Without due process, I would not put it past local school boards to balance their ever-decreasing budgets on the backs of experienced teachers. Allowing Virginia teachers to be fired without cause reminds me of the times when female teachers could not keep their jobs when they were pregnant. These continual attacks on educators is incredibly demoralizing. It is harder and harder to tell my students, “Excellent choice,” when they say they want to be a teacher when they grow up. |
|
|
|
|
We had that happen to us last year. All the teachers in the complete system were fired in order to “balance a budget” according to our illustrious mayor. They were not going to call us back by seniority either. When it was time to renew our contract, the union or lack there of, did get the teachers their jobs back, but only for the remaining time of the contract. When the contract is up, it seems like our jobs will be in jeopardy again. Someone like me would be one they want to dump. I have a Master’s, and I have been teaching 17 years.

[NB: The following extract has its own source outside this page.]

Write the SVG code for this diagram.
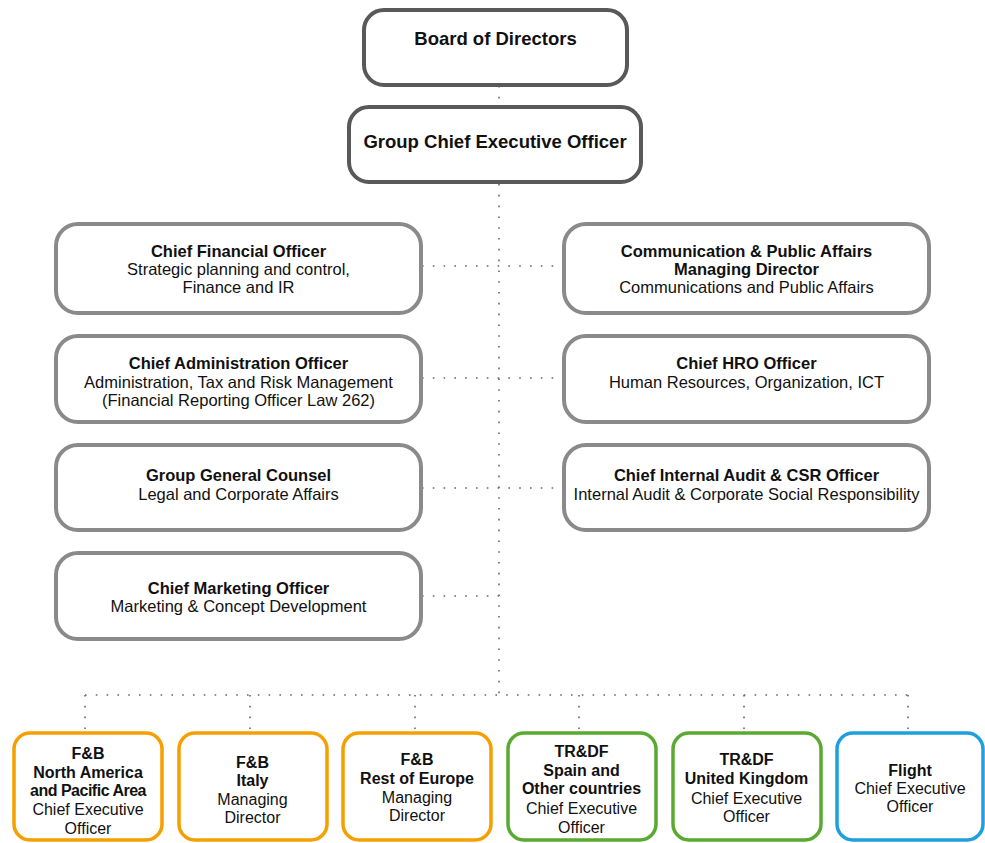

School districts are doing this all over the country and always have. Unfortunately, “due process” hearings aren’t real legal proceedings despite the trappings. They are supposed to be, but districts treat them as mock trials. Anything goes when it comes to district malfeasance in removing teachers they don’t want. Administrative law has major weaknesses because it isn’t treated as real law. District administrators thumb their noses at teachers, daring them to file civil suits when they almost always lose the sham hearings. Try finding an attorney to take your case. It is almost impossible.
But I thought teachers couldn’t be fired?
I just want to add that administrative law needs to be reformed so that teachers DO have real rights to their jobs.
How do non-union employees make it in America?
Well, many don’t make a living wage. The minimum wage has been frozen around seven bucks an hour; not surprisingly, blue-collar labor is in pretty terrible shape. Barbara Ehrenreich’s Nickle and Dimed: On Not Getting By in America is an essential text which documents the American underclass. Since the book was published in the 90’s, it’s only gotten worse in the States.
Make no mistake: the decline of unions has been disastrous for all classes of labor. Only the one percent has thriving (beyond anyone’s wildest dreams).
http://www.barbaraehrenreich.com/nickelanddimed.htm
It is far more critical that a stable workforce is in education than Wal-Mart or Mickey Ds. Even there, employees are free to form unions.
Regardless, employers have no right to break the law.
“free to form unions” doesn’t make it any easier. Last I checked, there are only a couple of Walmarts that have any unions, and they have been restricted to specific departments (like meat packing). And the only unionized McD’s I know of is in Canada. The way the law is written, it’s cheaper for management to just fire the workers who are organizing than to allow the union – fines for violating the FLSA are notoriously low.
From “The Death and Life of the Great American School System – How Testing and Choice Are Undermining Education” by Diane Ravitch
(Chapter Nine): “That’s one important reason teachers joined unions: to protect their right to think, speak, and teach without fear. In my own research into the history of education in New York City, I discovered that teachers joined a teachers’ organization for many reasons. In the early decades of the twentieth century, most teachers were women, and most supervisors and board members were men. Consequently, the administrators and politicians who controlled the schools had an unfortunate habit of imposing paternalistic decisions on teachers. The Board of Education fired female teachers if they got married. When teachers won the right to marry without losing their job, the Board of Education fired them if they got pregnant. When the Board of Education finally relented on marriage and motherhood, female teachers organized to demand equal pay with male teachers. During World War I, the Board of Education fired some pacifist teachers, but the teachers had no teacher-led organization to defend them.”
My mother was a teacher and back in 1936, when she got married, she had to leave the profession as she might have become pregnant. As bad as that was, I think what’s happening today is far worse.
In Texas a teacher’s experience is no longer a consideration during ‘restructuring.’ Senator Florence Shapiro, mistakenly hailed as an education advocate, wrote SB8 which effectively raised the class-sizes of k-4 across the state, decreased minimum teacher salaries to $27,000 and eliminated due process. She has long been in the pocket of Pearson and was on the 2011 ALEC ‘Education Task Force’ roster, along with several other of our state representatives who voted for the bill.
I have read of teachers who were fired because the principal wanted to hire someone to coach a particular sport, and the coach needed to teach, so a teacher who wasn’t a coach was sacrificed. I know first-hand of school board members who have threatened teachers and administrators if they didn’t give their child “special consideration.” I know of a school board member who wandered into their child’s classroom (it was empty at the time) and went through her grade book. Intimidating? You bet; it was a first-year teacher. We have also had our pay frozen and insurance costs increased based on a supposed financial crisis while most central office people got major raises (20% in less than 5 years). Should we be protected in protesting against all of these injustices? Of course.